Por lo explicado anteriormente, Jesús «no le respondió palabra», hasta el punto de que intervienen los discípulos, no por el interés de la mujer, que sigue siendo para ellos una pagana, sino para que no siga gritando detrás de ellos: «Concédeselo, que viene gritando detrás de nosotros». Entonces, Jesús explica que su actitud responde a la fidelidad de su misión de ser el prometido a Israel: «No he sido enviado más que a las ovejas perdidas de la casa de Israel».
La mujer es también un ejemplo de perseverancia en la oración, pues, postrada ante Jesús le suplica con otra fórmula de oración cristiana: «Señor, ayúdame». Entonces, Jesús le explica también a ella su conducta, con una parábola, según su modo más propio: «No está bien tomar el pan de los hijos y echárselo a los perritos». Podemos decir que Jesús está poniendo a prueba su fe, como suele hacerlo. En efecto, lo hace con sus apóstoles –con Felipe– con ocasión de la multiplicación de los panes: «“¿Donde vamos a comprar panes para que coman éstos?”. Se lo decía para ponerlo a prueba, porque Él sabía lo que iba a hacer» (Jn 6,5-6). El apóstol no pasó la prueba tan bien como la mujer cananea. Ella sigue creyendo en el poder de Jesús y en su misericordia; le da la razón, en cuanto a su condición de pagana, pero argumenta: «Sí, Señor, pero también los perritos comen de las migajas que caen de la mesa de sus señores». La fe de la mujer conmovió a Jesús, que exclama: «Mujer, ¡grande es tu fe!; que te suceda como tú quieres». Y desde aquella hora fue curada su hija.
La oración: «Señor, ayúdame», es una oración cristiana para los momentos en que la fe es puesta a prueba. La dice el padre del niño endemoniado, cuando pone el poder de Jesús en condicional: «Si algo puedes, ayudanos, compadeciendote de nosotros». Jesús responde que su poder está asegurado; el problema se da por el lado de la fe: «En cuanto a “si puedes”, ¡todo es posible para el que cree!». Fue posible para la mujer cananea obtener lo que quería, porque creyó. El padre del niño nuevamente invoca la ayuda, pero esta vez para su fe: «¡Creo! ¡Ayuda a mi incredulidad!» (Mc 9,22-24). La epístola a los Hebreos dice que Jesús tomó nuestra condición y siendo puesto a prueba sufrió, «para ayudar a los que son puestos a prueba» (Heb 2,18).

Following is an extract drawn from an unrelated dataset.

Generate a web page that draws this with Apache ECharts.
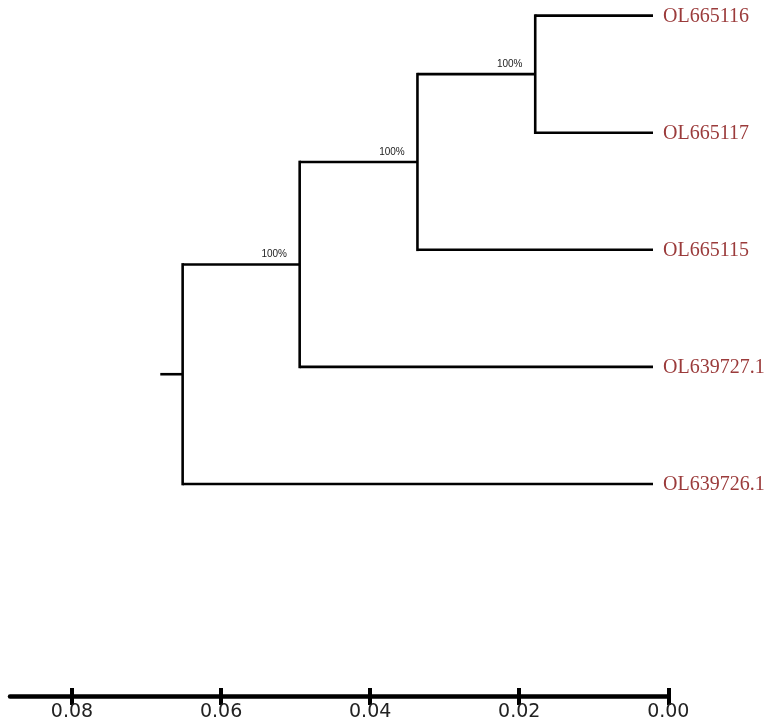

Debemos resolver todavía un problema. Jesús ha declarado: «No está bien tomar el pan de los hijos y echarlo a los perritos». ¿Cómo se explica, entonces, que Él haya hecho algo que Él mismo define como «no bueno», concediendo a la mujer «cananea» lo que le pedía? La sentencia de Jesús sigue siendo verdadera, como lo afirma en otra ocasión: «No den a los perros lo que es santo» (Mt 7,6). La única explicación es que esa mujer cananea, gracias a su fe en Cristo, adquirió la condición de «hija de Dios». Ya era hija, cuando Jesús le concedió lo que quería, «el pan de los hijos». Se cumplió en ella lo que dice el Prólogo del IV Evangelio: «A cuantos lo recibieron les dio el poder hacerse hijos de Dios, a los que creen en su Nombre» (Jn 1,12). Ella creyó y fue hija.